**OBJECTIVE**
Copy out the data below as written; omit any images.

**INFORMATION SHOWN**
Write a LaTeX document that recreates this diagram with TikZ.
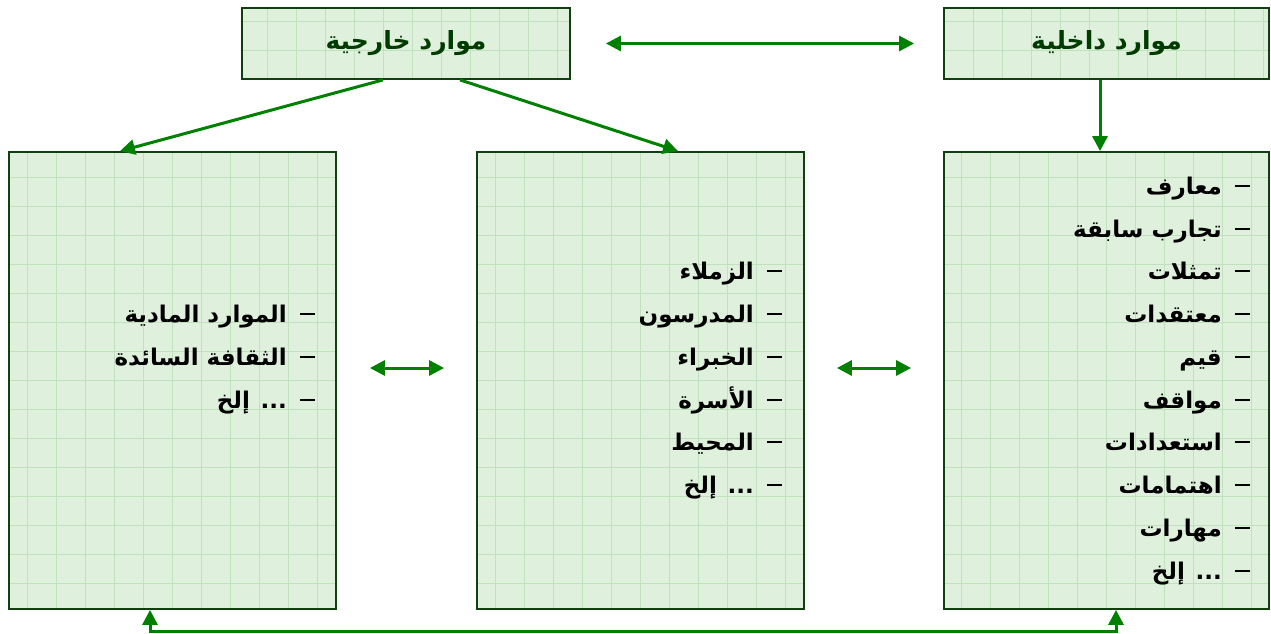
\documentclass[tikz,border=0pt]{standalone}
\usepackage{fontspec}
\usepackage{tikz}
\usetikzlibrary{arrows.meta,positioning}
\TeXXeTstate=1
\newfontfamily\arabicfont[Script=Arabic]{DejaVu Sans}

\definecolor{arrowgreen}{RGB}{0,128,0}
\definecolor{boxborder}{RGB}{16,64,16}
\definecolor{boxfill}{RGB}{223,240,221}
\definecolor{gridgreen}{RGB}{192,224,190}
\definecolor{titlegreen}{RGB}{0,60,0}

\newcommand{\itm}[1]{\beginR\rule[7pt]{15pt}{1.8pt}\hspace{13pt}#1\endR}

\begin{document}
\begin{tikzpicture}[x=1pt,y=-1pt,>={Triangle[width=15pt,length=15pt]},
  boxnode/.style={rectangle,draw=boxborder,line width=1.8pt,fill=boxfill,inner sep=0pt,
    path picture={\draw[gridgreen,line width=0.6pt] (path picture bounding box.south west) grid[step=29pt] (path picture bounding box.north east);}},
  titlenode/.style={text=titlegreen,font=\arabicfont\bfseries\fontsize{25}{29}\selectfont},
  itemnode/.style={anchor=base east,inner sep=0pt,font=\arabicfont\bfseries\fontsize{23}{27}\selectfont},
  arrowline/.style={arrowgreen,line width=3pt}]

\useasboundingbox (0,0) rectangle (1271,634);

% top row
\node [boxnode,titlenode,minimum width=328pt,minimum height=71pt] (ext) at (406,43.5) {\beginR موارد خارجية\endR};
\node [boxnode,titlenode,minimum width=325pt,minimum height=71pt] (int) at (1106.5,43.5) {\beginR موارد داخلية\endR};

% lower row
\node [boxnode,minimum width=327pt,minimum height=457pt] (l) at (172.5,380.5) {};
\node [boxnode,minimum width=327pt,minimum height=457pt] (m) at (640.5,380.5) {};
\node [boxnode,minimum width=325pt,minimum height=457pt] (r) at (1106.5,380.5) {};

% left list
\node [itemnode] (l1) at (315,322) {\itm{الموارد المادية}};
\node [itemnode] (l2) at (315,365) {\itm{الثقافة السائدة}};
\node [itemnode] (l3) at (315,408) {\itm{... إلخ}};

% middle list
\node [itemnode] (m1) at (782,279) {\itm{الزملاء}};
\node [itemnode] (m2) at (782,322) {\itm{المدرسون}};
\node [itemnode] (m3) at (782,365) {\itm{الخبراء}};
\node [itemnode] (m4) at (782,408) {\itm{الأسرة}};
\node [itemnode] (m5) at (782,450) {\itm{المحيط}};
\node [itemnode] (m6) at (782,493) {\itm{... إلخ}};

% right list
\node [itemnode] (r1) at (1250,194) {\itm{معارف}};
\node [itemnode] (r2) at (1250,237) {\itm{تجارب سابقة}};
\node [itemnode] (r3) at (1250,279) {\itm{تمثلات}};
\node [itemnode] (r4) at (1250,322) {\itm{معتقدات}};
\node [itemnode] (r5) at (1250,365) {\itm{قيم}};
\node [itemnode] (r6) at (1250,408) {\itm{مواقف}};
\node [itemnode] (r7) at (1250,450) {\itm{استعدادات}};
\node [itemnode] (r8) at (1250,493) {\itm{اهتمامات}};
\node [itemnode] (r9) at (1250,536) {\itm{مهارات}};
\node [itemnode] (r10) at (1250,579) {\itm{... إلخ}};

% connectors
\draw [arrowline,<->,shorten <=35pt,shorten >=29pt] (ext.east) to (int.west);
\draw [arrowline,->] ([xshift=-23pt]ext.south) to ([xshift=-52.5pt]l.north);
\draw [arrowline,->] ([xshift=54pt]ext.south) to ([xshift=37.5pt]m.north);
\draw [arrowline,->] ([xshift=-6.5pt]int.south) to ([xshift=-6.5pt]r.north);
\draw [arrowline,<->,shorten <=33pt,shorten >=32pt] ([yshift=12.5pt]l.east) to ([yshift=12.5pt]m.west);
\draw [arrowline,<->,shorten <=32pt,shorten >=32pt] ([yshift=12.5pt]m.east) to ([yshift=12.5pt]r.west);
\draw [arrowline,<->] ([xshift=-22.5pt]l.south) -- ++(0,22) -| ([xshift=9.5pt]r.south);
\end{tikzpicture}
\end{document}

**WRITTEN RESPONSE**
Write a LaTeX document that recreates this diagram with TikZ.
\documentclass[tikz,border=0pt]{standalone}
\usepackage{fontspec}
\usepackage{tikz}
\usetikzlibrary{arrows.meta,positioning}
\TeXXeTstate=1
\newfontfamily\arabicfont[Script=Arabic]{DejaVu Sans}

\definecolor{arrowgreen}{RGB}{0,128,0}
\definecolor{boxborder}{RGB}{16,64,16}
\definecolor{boxfill}{RGB}{223,240,221}
\definecolor{gridgreen}{RGB}{192,224,190}
\definecolor{titlegreen}{RGB}{0,60,0}

\newcommand{\itm}[1]{\beginR\rule[7pt]{15pt}{1.8pt}\hspace{13pt}#1\endR}

\begin{document}
\begin{tikzpicture}[x=1pt,y=-1pt,>={Triangle[width=15pt,length=15pt]},
  boxnode/.style={rectangle,draw=boxborder,line width=1.8pt,fill=boxfill,inner sep=0pt,
    path picture={\draw[gridgreen,line width=0.6pt] (path picture bounding box.south west) grid[step=29pt] (path picture bounding box.north east);}},
  titlenode/.style={text=titlegreen,font=\arabicfont\bfseries\fontsize{25}{29}\selectfont},
  itemnode/.style={anchor=base east,inner sep=0pt,font=\arabicfont\bfseries\fontsize{23}{27}\selectfont},
  arrowline/.style={arrowgreen,line width=3pt}]

\useasboundingbox (0,0) rectangle (1271,634);

% top row
\node [boxnode,titlenode,minimum width=328pt,minimum height=71pt] (ext) at (406,43.5) {\beginR موارد خارجية\endR};
\node [boxnode,titlenode,minimum width=325pt,minimum height=71pt] (int) at (1106.5,43.5) {\beginR موارد داخلية\endR};

% lower row
\node [boxnode,minimum width=327pt,minimum height=457pt] (l) at (172.5,380.5) {};
\node [boxnode,minimum width=327pt,minimum height=457pt] (m) at (640.5,380.5) {};
\node [boxnode,minimum width=325pt,minimum height=457pt] (r) at (1106.5,380.5) {};

% left list
\node [itemnode] (l1) at (315,322) {\itm{الموارد المادية}};
\node [itemnode] (l2) at (315,365) {\itm{الثقافة السائدة}};
\node [itemnode] (l3) at (315,408) {\itm{... إلخ}};

% middle list
\node [itemnode] (m1) at (782,279) {\itm{الزملاء}};
\node [itemnode] (m2) at (782,322) {\itm{المدرسون}};
\node [itemnode] (m3) at (782,365) {\itm{الخبراء}};
\node [itemnode] (m4) at (782,408) {\itm{الأسرة}};
\node [itemnode] (m5) at (782,450) {\itm{المحيط}};
\node [itemnode] (m6) at (782,493) {\itm{... إلخ}};

% right list
\node [itemnode] (r1) at (1250,194) {\itm{معارف}};
\node [itemnode] (r2) at (1250,237) {\itm{تجارب سابقة}};
\node [itemnode] (r3) at (1250,279) {\itm{تمثلات}};
\node [itemnode] (r4) at (1250,322) {\itm{معتقدات}};
\node [itemnode] (r5) at (1250,365) {\itm{قيم}};
\node [itemnode] (r6) at (1250,408) {\itm{مواقف}};
\node [itemnode] (r7) at (1250,450) {\itm{استعدادات}};
\node [itemnode] (r8) at (1250,493) {\itm{اهتمامات}};
\node [itemnode] (r9) at (1250,536) {\itm{مهارات}};
\node [itemnode] (r10) at (1250,579) {\itm{... إلخ}};

% connectors
\draw [arrowline,<->,shorten <=35pt,shorten >=29pt] (ext.east) to (int.west);
\draw [arrowline,->] ([xshift=-23pt]ext.south) to ([xshift=-52.5pt]l.north);
\draw [arrowline,->] ([xshift=54pt]ext.south) to ([xshift=37.5pt]m.north);
\draw [arrowline,->] ([xshift=-6.5pt]int.south) to ([xshift=-6.5pt]r.north);
\draw [arrowline,<->,shorten <=33pt,shorten >=32pt] ([yshift=12.5pt]l.east) to ([yshift=12.5pt]m.west);
\draw [arrowline,<->,shorten <=32pt,shorten >=32pt] ([yshift=12.5pt]m.east) to ([yshift=12.5pt]r.west);
\draw [arrowline,<->] ([xshift=-22.5pt]l.south) -- ++(0,22) -| ([xshift=9.5pt]r.south);
\end{tikzpicture}
\end{document}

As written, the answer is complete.